Reinventing Brazil's economy
The finance minister and former president of the central bank of Brazil, Henrique Meirelles, explains to John Authers what reforms are needed for the country to overcome its current crisis.
Filmed and produced by Gregory Bobillot
Welcome from Sao Paulo in Brazil, where I had been interviewing the finance minister, Henrique Meirelles. Now he's quite a veteran of the finance industry. He ran the Bank of Boston in the US for many years.
He served two terms as Brazil's central bank governor, but this is arguably his toughest test yet, trying to pass a raft of economic structural reforms, while Brazil is still stuck in recession. I started out by asking him whether he could possibly hope to reduce Brazil's serious deficits without raising taxes.
Yes. The cap is on expenses, which means that regardless of the level of revenues, we'll have the total level of expenses as a percent of the GDP coming down. Then there will be less requirement for taxation, in the sense that total expenses, as a percent of the GDP drops from 20% to 15%. Then in due time, we actually are expecting to have a decrease in the level of taxation in the economy. The moment that these decrease in the total amount of expenses as a percent of the GDP would allow for larger and larger positive result in the primary numbers. And as a result of that in the future, probably in some few years ahead, we can think about cutting taxes.
Now the single most important reform is to Brazil's pension system. Making people have to work longer before they can retire is always unpopular.
One of the most important points of the reform is to have the private sector and the public sector with the same rules. Today, they are very different. They become the same one. That's the first point.
The second point is to have a minimum age for retirement, which is going to be if the reforms approved, 65 years. Regardless of the time of contribution, one has to reach that age. That is a very important change.
Evidently, the first reaction is people don't like it, because they want to retire earlier. That's OK, understandable. But the question now is how to explain that to people and make sure that everyone understands that, number one, it's very important to have that reform approved for the growth rate, and the GDP to come down, to be sustainable over time, and for Brazil to be able to create jobs, increase the level of income, the per capita income of the people. And for that to happen its important to approve the social security reform. And lastly, it is important, also, that everyone is sure that the social security system is solvent.
Still another major reform that Mr. Meirelles wants to do before the next election is to reform Brazil's byzantine tax code. It's very complicated, but tax reform is notoriously difficult to pull off. Can it be done?
There was the governance rules for state owned companies, a very good and rigorous one, which was approved. The rules for the offshore oil drilling were also approved, decreasing the conditions for Petrobras participations and all of that. In summary, all the basic proposals are being approved, because this government was at the end of the day chosen by Congress and the moment the Congress took the decision, which allowed the president to take over.

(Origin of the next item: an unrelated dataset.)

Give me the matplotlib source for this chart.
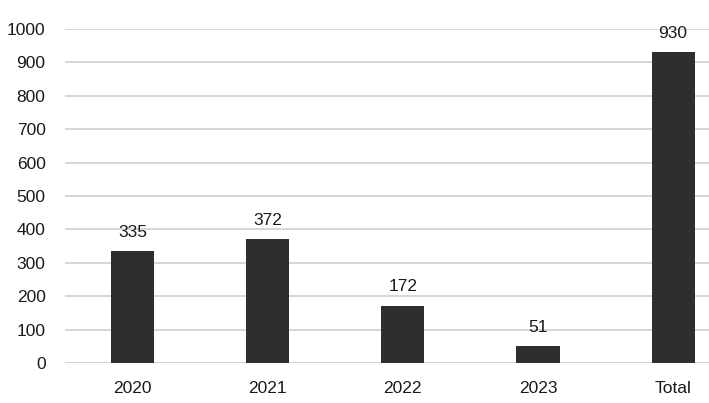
import matplotlib.pyplot as plt
import numpy as np

categories = ['2020', '2021', '2022', '2023', 'Total']
values = [335, 372, 172, 51, 930]
yticks = [0, 100, 200, 300, 400, 500, 600, 700, 800, 900, 1000]

plt.rcParams['font.family'] = ['Liberation Sans', 'DejaVu Sans']

fig = plt.figure(figsize=(7.09, 4.03), dpi=100)
# plot area runs past the right edge, like the cropped original
ax = fig.add_axes([0.0917, 0.0993, 0.953, 0.829])

x = np.arange(len(categories))
bars = ax.bar(x, values, width=0.32, color='#2e2e2e', zorder=3)

for xi, v in zip(x, values):
    ax.annotate(str(v), (xi, v), xytext=(0, 8), textcoords='offset points',
                ha='center', va='bottom', fontsize=12.5, color='#1a1a1a')

ax.set_xlim(-0.5, len(categories) - 0.5)
ax.set_ylim(0, 1000)
ax.set_yticks(yticks)
ax.set_xticks(x)
ax.set_xticklabels(categories)

ax.yaxis.grid(True, color='#d0d0d0', linewidth=1.2, zorder=0)
ax.set_axisbelow(True)
for s in ax.spines.values():
    s.set_visible(False)
ax.axhline(0, color='#d0d0d0', linewidth=1.2, zorder=2)

ax.tick_params(axis='both', length=0, labelsize=12.5, labelcolor='#1a1a1a')
ax.tick_params(axis='x', pad=13)
ax.tick_params(axis='y', pad=14)

plt.savefig('out.png', dpi=100)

As a result of that, this government is very strong at the level of the Congress. And has been successful in approving the basic reforms. And our expectation is that in due time, when the economy begins to grow, employment comes down. It comes back as a result of all this.
And it's already beginning to happen. The popular approval will fall. That's the time to do it. And what has already been approved, it was unthinkable a few years ago.
And all of this, the government also wants sweeping changes to employment rights. Again, can that be passed?
First part of the labour reform was already approved, which was the so-called outsourcing. The second part-- which I think is going to be approved, as well-- it's something, which is the end of the day a much easier proposition than social security, according to our surveys, et cetera, and with the discussion of Congress, which is the fact that the idea is to have the agreement prevailing over that law, which means that if the unions and the companies agree or if the workers, even without unions and the companies agree on some set of rules, the judge cannot come and decide that that's not fair, because of this or that.
Could you even say you are reinventing Brazil?
I think so. I think that we are now seeing Brazil improving, discussing reforms, which had never been discussed before. For instance, now with the ceiling on government growth, we have for the first time, since the Brazilian constitution was approved, to have the governments of the percent of the GDP coming down. And more money, more resources will be available for investment and consumption.